Desde esta perspectiva, estamos lejos de ser una auténtica democracia y no tenemos ni asomos de ser una sociedad decente. Al contrario, la humillación es cada vez mayor, como lo sustenta, en un ámbito global, la postdoctora en matemáticas estadounidense Cathy O’Neil en su último libro The Shame Machine: Who Profits in the New Age of Humiliation. (La máquina de la vergüenza: ¿quién se beneficia de la nueva era de la humillación?)

Injusticia económica –social y simbólica, agrego– y respeto y desconfianza en las instituciones es lo que sobra aquí y que nos tiene en este deshonroso lugar de la polarización mundial. Con el agravante de que no es lo mismo inequidad con pobreza monetaria que con riqueza, como en EE.UU. Aquí el cóctel tiene ambas: inequidad y pobreza.

No me detendré en las causas económicas, porque la concentración de la riqueza es tan evidente, que nadie en sano juicio se atrevería a controvertirlas. Esto, no obstante, tiene una dimensión simbólica. No contentos con esas diferencias, nos encargamos de remarcarlas en las redes sociales, como quien echa sal a una herida, que es parte de la hipótesis de O’neil, Lo que ella en sus conferencias llama la “economía de la vergüenza” es la promoción de estilos de vida cada vez más excluyentes –que es diferente a exclusivos– para que la gente consuma desenfrenadamente, sin saciarse nunca; al contrario, cada vez terminan más insatisfechos y más vergonzantemente “pobres”, así económicamente no estén tan mal.  

Las simbólicas generan heridas hondas que difícilmente cicatrizan, porque las asimetrías las exclusiones y las violencias no parece tan evidentes y por eso es tan difícil de demostrar como tales y combatirlas.
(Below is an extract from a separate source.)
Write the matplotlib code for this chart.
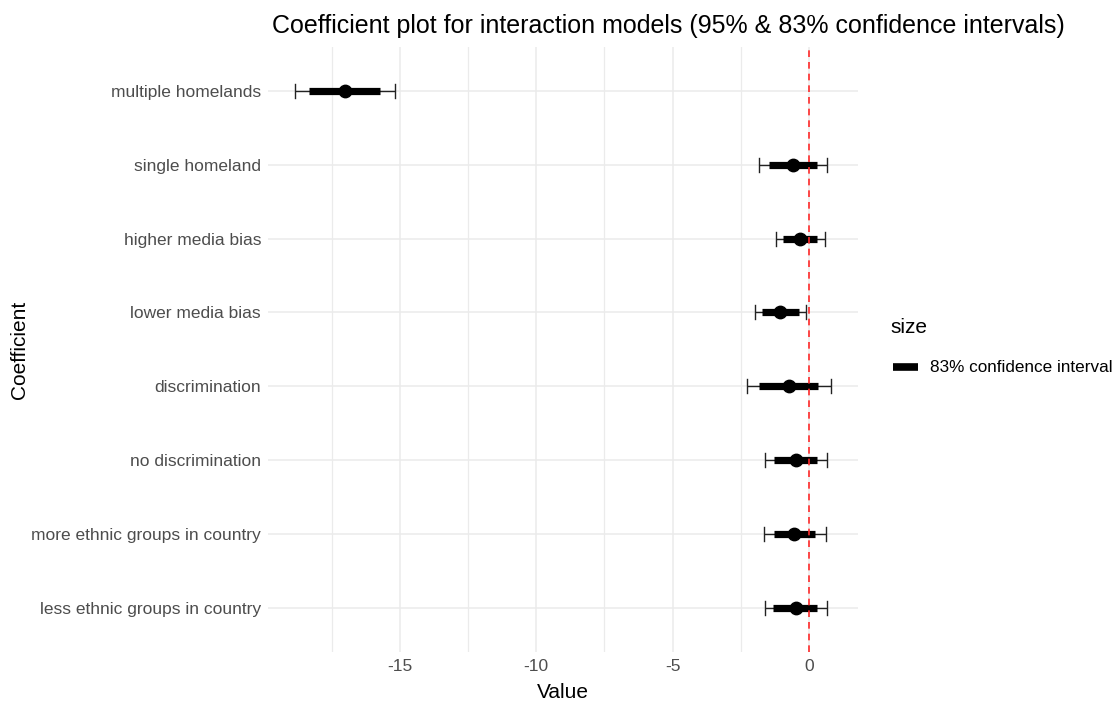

Aparte de la promoción de estilos de vida harto excluyentes, voy a citar dos ejemplos de este tipo de causas.

Los dirigentes canallas, entre ellos algunos exministros de Hacienda, que, sin sonrojarse, dicen que “el salario mínimo en Colombia es exageradamente alto”. Es entendible que para muchas mipymes es un gasto un costo relevante, pero eso es muy diferente a que para alto. Los que piensan esto, ¿habrán vivido alguna vez con el mínimo y experimentado la pérdida de capacidad económica de nuestra moneda?
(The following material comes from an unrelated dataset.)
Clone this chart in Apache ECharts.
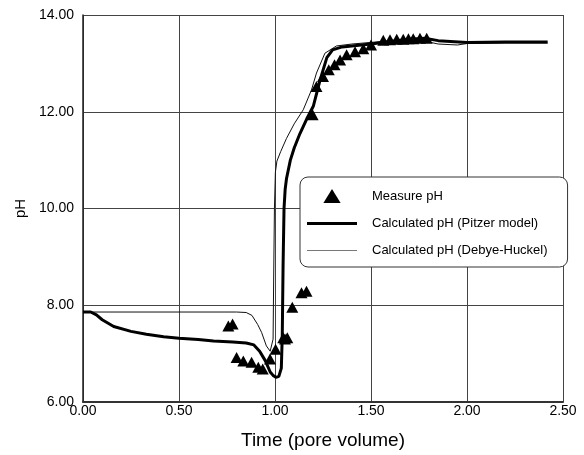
<!DOCTYPE html>
<html>
<head>
<meta charset="utf-8">
<script src="https://cdn.jsdelivr.net/npm/echarts@6/dist/echarts.min.js"></script>
<style>html,body{margin:0;padding:0;background:#fff}#c{width:584px;height:455px}</style>
</head>
<body>
<div id="c"></div>
<script>
var xTicks = [0, 0.5, 1.0, 1.5, 2.0, 2.5];
var yTicks = [6, 8, 10, 12, 14];

var measuredX = [0.757, 0.779, 0.80, 0.835, 0.878, 0.913, 0.936, 0.974, 1.003, 1.043, 1.052, 1.064, 1.09, 1.138, 1.164, 1.196, 1.216, 1.25, 1.28, 1.31, 1.339, 1.373, 1.417, 1.46, 1.50, 1.564, 1.599, 1.634, 1.668, 1.695, 1.72, 1.755, 1.79];
var measuredY = [7.57, 7.61, 6.92, 6.85, 6.82, 6.72, 6.68, 6.89, 7.09, 7.33, 7.30, 7.33, 7.96, 8.26, 8.29, 11.94, 12.52, 12.73, 12.87, 12.97, 13.07, 13.18, 13.24, 13.30, 13.38, 13.48, 13.49, 13.50, 13.50, 13.51, 13.51, 13.52, 13.52];

var pitzerX = [0, 0.04, 0.07, 0.10, 0.16, 0.25, 0.33, 0.42, 0.50, 0.60, 0.68, 0.78, 0.85, 0.89, 0.92, 0.95, 0.975, 0.99, 1.005, 1.02, 1.033, 1.038, 1.042, 1.047, 1.053, 1.06, 1.08, 1.10, 1.13, 1.165, 1.20, 1.235, 1.27, 1.30, 1.35, 1.50, 1.60, 1.70, 1.78, 1.85, 2.00, 2.20, 2.42];
var pitzerY = [7.86, 7.86, 7.80, 7.70, 7.56, 7.46, 7.40, 7.35, 7.32, 7.29, 7.26, 7.24, 7.22, 7.18, 7.05, 6.85, 6.62, 6.55, 6.51, 6.53, 6.70, 7.40, 8.80, 10.00, 10.40, 10.62, 11.00, 11.25, 11.55, 11.85, 12.12, 12.66, 13.12, 13.28, 13.34, 13.40, 13.45, 13.50, 13.52, 13.47, 13.43, 13.44, 13.44];

var debyeX = [0, 0.80, 0.85, 0.88, 0.91, 0.93, 0.955, 0.975, 0.985, 0.99, 0.993, 0.997, 1.002, 1.01, 1.03, 1.06, 1.10, 1.147, 1.19, 1.216, 1.26, 1.32, 1.40, 1.55, 1.70, 1.78, 1.85, 1.95, 2.00, 2.20, 2.42];
var debyeY = [7.86, 7.86, 7.85, 7.79, 7.60, 7.44, 7.16, 7.05, 7.04, 7.30, 8.50, 10.00, 10.75, 10.98, 11.18, 11.45, 11.75, 12.04, 12.45, 12.80, 13.21, 13.36, 13.40, 13.45, 13.47, 13.46, 13.40, 13.38, 13.41, 13.42, 13.42];

function pairs(xs, ys) { return xs.map(function (x, i) { return [x, ys[i]]; }); }

var FONT = 'Liberation Sans, Arial, sans-serif';
var chart = echarts.init(document.getElementById('c'), null, { renderer: 'canvas' });
chart.setOption({
  animation: false,
  backgroundColor: '#fff',
  grid: { left: 83, right: 21, top: 15, bottom: 52, containLabel: false },
  xAxis: {
    type: 'value', min: xTicks[0], max: xTicks[xTicks.length - 1], interval: xTicks[1] - xTicks[0],
    name: 'Time (pore volume)', nameLocation: 'middle', nameGap: 29,
    nameTextStyle: { fontFamily: FONT, fontSize: 19, color: '#000' },
    axisLine: { show: true, lineStyle: { color: '#333', width: 2 } },
    axisTick: { show: false },
    axisLabel: { fontFamily: FONT, fontSize: 14, color: '#000', margin: 2, formatter: function (v) { return v.toFixed(2); } },
    splitLine: { show: true, lineStyle: { color: '#444', width: 1 } }
  },
  yAxis: {
    type: 'value', min: yTicks[0], max: yTicks[yTicks.length - 1], interval: yTicks[1] - yTicks[0],
    name: 'pH', nameLocation: 'middle', nameGap: 55, nameRotate: 90,
    nameTextStyle: { fontFamily: FONT, fontSize: 15, color: '#000' },
    axisLine: { show: true, lineStyle: { color: '#222', width: 1.5 } },
    axisTick: { show: false },
    axisLabel: { fontFamily: FONT, fontSize: 14, color: '#000', margin: 9, formatter: function (v) { return v.toFixed(2); } },
    splitLine: { show: true, lineStyle: { color: '#444', width: 1 } }
  },
  legend: {
    orient: 'vertical', left: 300, top: 177,
    padding: [12, 20, 10, 7],
    itemWidth: 50, itemHeight: 14, itemGap: 14,
    symbolKeepAspect: true,
    borderColor: '#333', borderWidth: 1, borderRadius: 8, backgroundColor: '#fff',
    textStyle: { fontFamily: FONT, fontSize: 13, color: '#000', padding: [0, 0, 0, 10] },
    data: [
      { name: 'Measure pH', icon: 'path://M8,0L16,13L0,13Z', itemStyle: { color: '#000' } },
      { name: 'Calculated pH (Pitzer model)', icon: 'path://M0,0L50,0L50,3L0,3Z', itemStyle: { color: '#000' } },
      { name: 'Calculated pH (Debye-Huckel)', icon: 'path://M0,0L50,0L50,1L0,1Z', itemStyle: { color: '#777' } }
    ]
  },
  series: [
    {
      name: 'Calculated pH (Debye-Huckel)', type: 'line', data: pairs(debyeX, debyeY),
      showSymbol: false, symbol: 'none', lineStyle: { color: '#111', width: 1 }, itemStyle: { color: '#111' }, z: 2
    },
    {
      name: 'Calculated pH (Pitzer model)', type: 'line', data: pairs(pitzerX, pitzerY),
      showSymbol: false, symbol: 'none', lineStyle: { color: '#000', width: 3 }, itemStyle: { color: '#000' }, z: 3
    },
    {
      name: 'Measure pH', type: 'scatter', data: pairs(measuredX, measuredY),
      symbol: 'triangle', symbolSize: [12, 11], itemStyle: { color: '#000', opacity: 1 }, z: 4
    }
  ]
});
</script>
</body>
</html>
La segunda es también violencia pura y dura, que no implica solo dogmatismo y polarización, sino exclusión. Un botón para la muestra. Juan David Escobar, un profesor de una reconocida universidad de Antioquia, escribió hace poco en el periódico El Colombiano una columna titulada Si un hijo le sale petrista, fracasó como padre. Lo preocupante no es solo lo que piensa este troglodita, que no respeta las diferencias democráticas, sino tanta gente que piensa como él, a menos que se crea que ser petrista no es ser democrático, pero uribista, por ejemplo, sí.

De lo preocupante, pasamos a lo grave. Lo grave es que ni siquiera se necesita ser petrista para ser excluido empresarial, social y hasta académicamente. Basta con ser antiuribista o antifiquista, por ejemplo, para que te excluyan, satanicen y hasta macarticen, lo cual ha sido causa de muerte de muchos inocentes en este país.


Un silogismo elemental, que efectivamente hacen y los guía: si es petrista, piensa mal, luego, es peligroso y por ende no se le puede ni se le debe dar trabajo ni espacio en ciertos círculos sociales.  

En la izquierda, hay personas que piensan como al profesor Escobar, pero con ideología contraria: creen que los uribistas no piensan. En suman: piensan igual, el color no importa, porque o se es blanco o se es negro, por más que hablen de democracia. Mientras tanto, nosotros los que no tenemos pena de declararnos de centro y de ser etiquetados como ninis, padecemos la exclusión de uno y otro lado.  Así es como estas causas, inicialmente subjetivas o simbólicas, terminan siendo tan objetivas como la pobreza y la inequidad reinantes. Sigamos “entretenidos” con la polarización, que, les garantizo, que así como “los pobres son pobres porque quieren” siempre habrá petros, quinteros, uribes y ficos para echarles la culpa de todos nuestros males. Ah, y profesores, maleducados y maleducadores, como Escobar, para atizar el fuego.